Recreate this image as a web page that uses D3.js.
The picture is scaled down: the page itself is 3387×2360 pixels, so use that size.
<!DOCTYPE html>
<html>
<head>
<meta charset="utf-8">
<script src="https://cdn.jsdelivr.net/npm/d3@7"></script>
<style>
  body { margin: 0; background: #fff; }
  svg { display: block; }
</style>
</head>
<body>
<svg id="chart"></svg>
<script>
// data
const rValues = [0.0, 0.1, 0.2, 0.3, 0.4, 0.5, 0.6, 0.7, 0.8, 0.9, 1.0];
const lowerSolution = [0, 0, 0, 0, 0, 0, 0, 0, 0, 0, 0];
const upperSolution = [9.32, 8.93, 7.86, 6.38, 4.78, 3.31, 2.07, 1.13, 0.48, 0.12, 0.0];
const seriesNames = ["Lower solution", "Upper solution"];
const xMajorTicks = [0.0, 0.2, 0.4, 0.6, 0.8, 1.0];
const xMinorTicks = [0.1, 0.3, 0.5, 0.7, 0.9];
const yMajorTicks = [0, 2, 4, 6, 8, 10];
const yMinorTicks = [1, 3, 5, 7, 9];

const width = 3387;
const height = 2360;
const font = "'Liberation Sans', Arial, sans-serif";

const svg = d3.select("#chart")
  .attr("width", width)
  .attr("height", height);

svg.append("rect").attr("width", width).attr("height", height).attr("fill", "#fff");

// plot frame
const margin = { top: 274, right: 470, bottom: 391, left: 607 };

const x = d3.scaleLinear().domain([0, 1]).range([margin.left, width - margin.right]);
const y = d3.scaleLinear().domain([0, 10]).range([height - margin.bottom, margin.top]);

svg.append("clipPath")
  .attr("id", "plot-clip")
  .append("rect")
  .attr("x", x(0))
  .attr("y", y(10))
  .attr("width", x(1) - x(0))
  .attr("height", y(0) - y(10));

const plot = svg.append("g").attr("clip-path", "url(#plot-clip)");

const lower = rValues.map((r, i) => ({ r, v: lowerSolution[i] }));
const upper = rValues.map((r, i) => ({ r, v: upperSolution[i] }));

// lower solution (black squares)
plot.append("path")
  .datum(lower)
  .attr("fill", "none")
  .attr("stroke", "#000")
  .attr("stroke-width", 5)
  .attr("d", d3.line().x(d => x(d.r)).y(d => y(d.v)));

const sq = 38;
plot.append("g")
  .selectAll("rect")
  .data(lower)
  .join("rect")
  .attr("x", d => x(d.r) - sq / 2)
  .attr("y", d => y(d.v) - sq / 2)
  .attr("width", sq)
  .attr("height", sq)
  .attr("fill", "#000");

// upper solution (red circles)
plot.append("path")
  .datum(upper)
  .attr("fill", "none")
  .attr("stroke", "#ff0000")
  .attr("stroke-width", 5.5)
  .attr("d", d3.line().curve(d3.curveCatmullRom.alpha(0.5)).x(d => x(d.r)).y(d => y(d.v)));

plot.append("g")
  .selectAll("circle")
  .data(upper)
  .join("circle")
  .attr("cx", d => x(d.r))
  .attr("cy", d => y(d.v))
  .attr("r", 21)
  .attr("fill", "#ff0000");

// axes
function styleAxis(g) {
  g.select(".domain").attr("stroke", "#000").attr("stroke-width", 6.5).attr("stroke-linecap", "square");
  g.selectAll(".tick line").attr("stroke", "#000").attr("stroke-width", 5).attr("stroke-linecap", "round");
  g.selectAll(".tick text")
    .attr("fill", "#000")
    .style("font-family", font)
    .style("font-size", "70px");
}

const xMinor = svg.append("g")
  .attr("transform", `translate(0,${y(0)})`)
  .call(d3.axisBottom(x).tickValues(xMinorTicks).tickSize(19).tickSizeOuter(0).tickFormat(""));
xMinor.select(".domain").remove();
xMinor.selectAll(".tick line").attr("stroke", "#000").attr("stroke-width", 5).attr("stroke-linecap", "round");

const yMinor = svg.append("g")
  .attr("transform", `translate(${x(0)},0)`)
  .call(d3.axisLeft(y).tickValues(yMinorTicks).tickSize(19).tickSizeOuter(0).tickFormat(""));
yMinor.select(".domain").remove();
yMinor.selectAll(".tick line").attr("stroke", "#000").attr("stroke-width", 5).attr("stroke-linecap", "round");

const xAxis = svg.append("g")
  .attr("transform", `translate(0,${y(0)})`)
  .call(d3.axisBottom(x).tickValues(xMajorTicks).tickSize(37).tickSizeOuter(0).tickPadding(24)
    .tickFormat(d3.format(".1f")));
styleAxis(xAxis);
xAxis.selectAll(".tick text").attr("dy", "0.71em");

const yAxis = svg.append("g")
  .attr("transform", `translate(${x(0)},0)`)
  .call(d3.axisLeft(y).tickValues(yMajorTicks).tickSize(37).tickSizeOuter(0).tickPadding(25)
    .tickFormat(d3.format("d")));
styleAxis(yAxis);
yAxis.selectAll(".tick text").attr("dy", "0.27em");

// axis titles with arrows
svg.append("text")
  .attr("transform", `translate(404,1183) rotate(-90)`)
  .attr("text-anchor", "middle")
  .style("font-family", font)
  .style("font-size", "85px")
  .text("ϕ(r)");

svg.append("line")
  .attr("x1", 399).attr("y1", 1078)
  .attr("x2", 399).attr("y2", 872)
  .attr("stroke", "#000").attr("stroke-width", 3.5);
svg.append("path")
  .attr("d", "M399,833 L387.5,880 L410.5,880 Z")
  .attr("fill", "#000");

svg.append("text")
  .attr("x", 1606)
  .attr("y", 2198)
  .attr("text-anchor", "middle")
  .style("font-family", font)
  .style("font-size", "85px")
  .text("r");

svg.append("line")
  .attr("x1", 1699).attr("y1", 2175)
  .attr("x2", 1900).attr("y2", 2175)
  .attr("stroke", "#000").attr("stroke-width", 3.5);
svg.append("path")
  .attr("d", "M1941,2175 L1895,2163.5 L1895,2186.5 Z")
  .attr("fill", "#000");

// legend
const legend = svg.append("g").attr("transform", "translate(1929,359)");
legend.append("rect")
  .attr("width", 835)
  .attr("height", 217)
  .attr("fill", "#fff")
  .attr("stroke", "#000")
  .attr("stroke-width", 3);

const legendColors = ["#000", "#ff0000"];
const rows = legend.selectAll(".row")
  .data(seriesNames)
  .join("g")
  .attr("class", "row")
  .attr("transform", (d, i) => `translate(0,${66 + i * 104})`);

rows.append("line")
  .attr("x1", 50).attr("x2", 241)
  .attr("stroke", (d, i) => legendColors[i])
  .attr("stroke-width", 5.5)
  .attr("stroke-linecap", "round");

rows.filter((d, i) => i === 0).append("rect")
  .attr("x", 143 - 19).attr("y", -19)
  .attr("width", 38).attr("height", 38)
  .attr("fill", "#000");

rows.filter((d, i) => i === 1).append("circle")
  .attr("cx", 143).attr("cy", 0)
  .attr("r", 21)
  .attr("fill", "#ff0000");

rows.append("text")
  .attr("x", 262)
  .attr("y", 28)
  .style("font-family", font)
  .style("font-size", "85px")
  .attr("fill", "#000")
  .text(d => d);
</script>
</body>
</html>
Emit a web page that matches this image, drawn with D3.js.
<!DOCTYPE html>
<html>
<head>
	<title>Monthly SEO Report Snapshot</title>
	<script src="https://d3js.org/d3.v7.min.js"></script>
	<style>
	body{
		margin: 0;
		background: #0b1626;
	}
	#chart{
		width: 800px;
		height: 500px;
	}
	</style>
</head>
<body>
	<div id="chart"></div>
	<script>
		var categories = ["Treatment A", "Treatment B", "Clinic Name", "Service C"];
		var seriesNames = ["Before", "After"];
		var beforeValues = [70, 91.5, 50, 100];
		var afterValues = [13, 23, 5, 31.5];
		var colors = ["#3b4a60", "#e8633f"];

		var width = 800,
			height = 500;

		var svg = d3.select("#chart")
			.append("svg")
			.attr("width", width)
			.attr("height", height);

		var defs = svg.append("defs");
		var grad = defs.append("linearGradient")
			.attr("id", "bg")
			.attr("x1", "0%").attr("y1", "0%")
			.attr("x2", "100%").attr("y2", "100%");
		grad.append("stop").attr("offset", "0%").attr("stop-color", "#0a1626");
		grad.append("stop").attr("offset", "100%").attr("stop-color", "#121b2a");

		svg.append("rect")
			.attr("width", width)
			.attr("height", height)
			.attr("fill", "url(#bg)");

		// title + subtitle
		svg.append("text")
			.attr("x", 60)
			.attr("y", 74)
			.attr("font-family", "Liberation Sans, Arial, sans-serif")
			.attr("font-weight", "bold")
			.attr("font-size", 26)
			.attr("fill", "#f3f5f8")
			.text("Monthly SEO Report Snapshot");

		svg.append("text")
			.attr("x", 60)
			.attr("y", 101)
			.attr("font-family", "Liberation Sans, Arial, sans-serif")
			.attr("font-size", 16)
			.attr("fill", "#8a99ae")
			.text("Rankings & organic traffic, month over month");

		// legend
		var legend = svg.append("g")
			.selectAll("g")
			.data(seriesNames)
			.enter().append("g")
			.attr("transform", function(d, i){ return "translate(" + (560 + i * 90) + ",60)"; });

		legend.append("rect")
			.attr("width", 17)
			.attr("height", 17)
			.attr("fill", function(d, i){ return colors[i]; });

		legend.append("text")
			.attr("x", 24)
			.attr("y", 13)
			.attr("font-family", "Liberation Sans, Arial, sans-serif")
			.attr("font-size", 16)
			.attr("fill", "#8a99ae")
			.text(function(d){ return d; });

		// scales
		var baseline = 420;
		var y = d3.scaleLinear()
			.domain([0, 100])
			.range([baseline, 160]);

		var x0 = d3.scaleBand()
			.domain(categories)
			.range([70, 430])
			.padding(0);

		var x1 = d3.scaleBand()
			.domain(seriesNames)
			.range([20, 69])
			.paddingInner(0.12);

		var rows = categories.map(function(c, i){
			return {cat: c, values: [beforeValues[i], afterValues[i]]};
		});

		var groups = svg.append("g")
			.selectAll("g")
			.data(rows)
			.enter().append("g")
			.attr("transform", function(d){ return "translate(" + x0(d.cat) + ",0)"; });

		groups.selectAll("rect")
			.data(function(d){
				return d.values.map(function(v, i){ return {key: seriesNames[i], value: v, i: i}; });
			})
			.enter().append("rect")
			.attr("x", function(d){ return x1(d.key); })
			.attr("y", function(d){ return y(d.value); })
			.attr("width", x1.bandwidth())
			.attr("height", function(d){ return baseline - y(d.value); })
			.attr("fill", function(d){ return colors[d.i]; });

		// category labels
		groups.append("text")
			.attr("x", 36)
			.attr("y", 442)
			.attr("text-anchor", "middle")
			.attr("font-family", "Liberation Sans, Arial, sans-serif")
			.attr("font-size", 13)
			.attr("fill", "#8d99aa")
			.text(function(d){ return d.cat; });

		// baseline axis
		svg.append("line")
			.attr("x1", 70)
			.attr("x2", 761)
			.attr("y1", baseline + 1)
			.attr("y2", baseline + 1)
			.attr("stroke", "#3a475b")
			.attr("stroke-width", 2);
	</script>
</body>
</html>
+++
→ **TASK DIRECTIONS**
The first line to be transcribed is the one containing "Emit a web page", and the last is the one containing "height = 500;". Transcribe exactly those lines and nothing else.

→ **SOLUTION TO THIS PROBLEM**
Emit a web page that matches this image, drawn with D3.js.
<!DOCTYPE html>
<html>
<head>
	<title>Monthly SEO Report Snapshot</title>
	<script src="https://d3js.org/d3.v7.min.js"></script>
	<style>
	body{
		margin: 0;
		background: #0b1626;
	}
	#chart{
		width: 800px;
		height: 500px;
	}
	</style>
</head>
<body>
	<div id="chart"></div>
	<script>
		var categories = ["Treatment A", "Treatment B", "Clinic Name", "Service C"];
		var seriesNames = ["Before", "After"];
		var beforeValues = [70, 91.5, 50, 100];
		var afterValues = [13, 23, 5, 31.5];
		var colors = ["#3b4a60", "#e8633f"];

		var width = 800,
			height = 500;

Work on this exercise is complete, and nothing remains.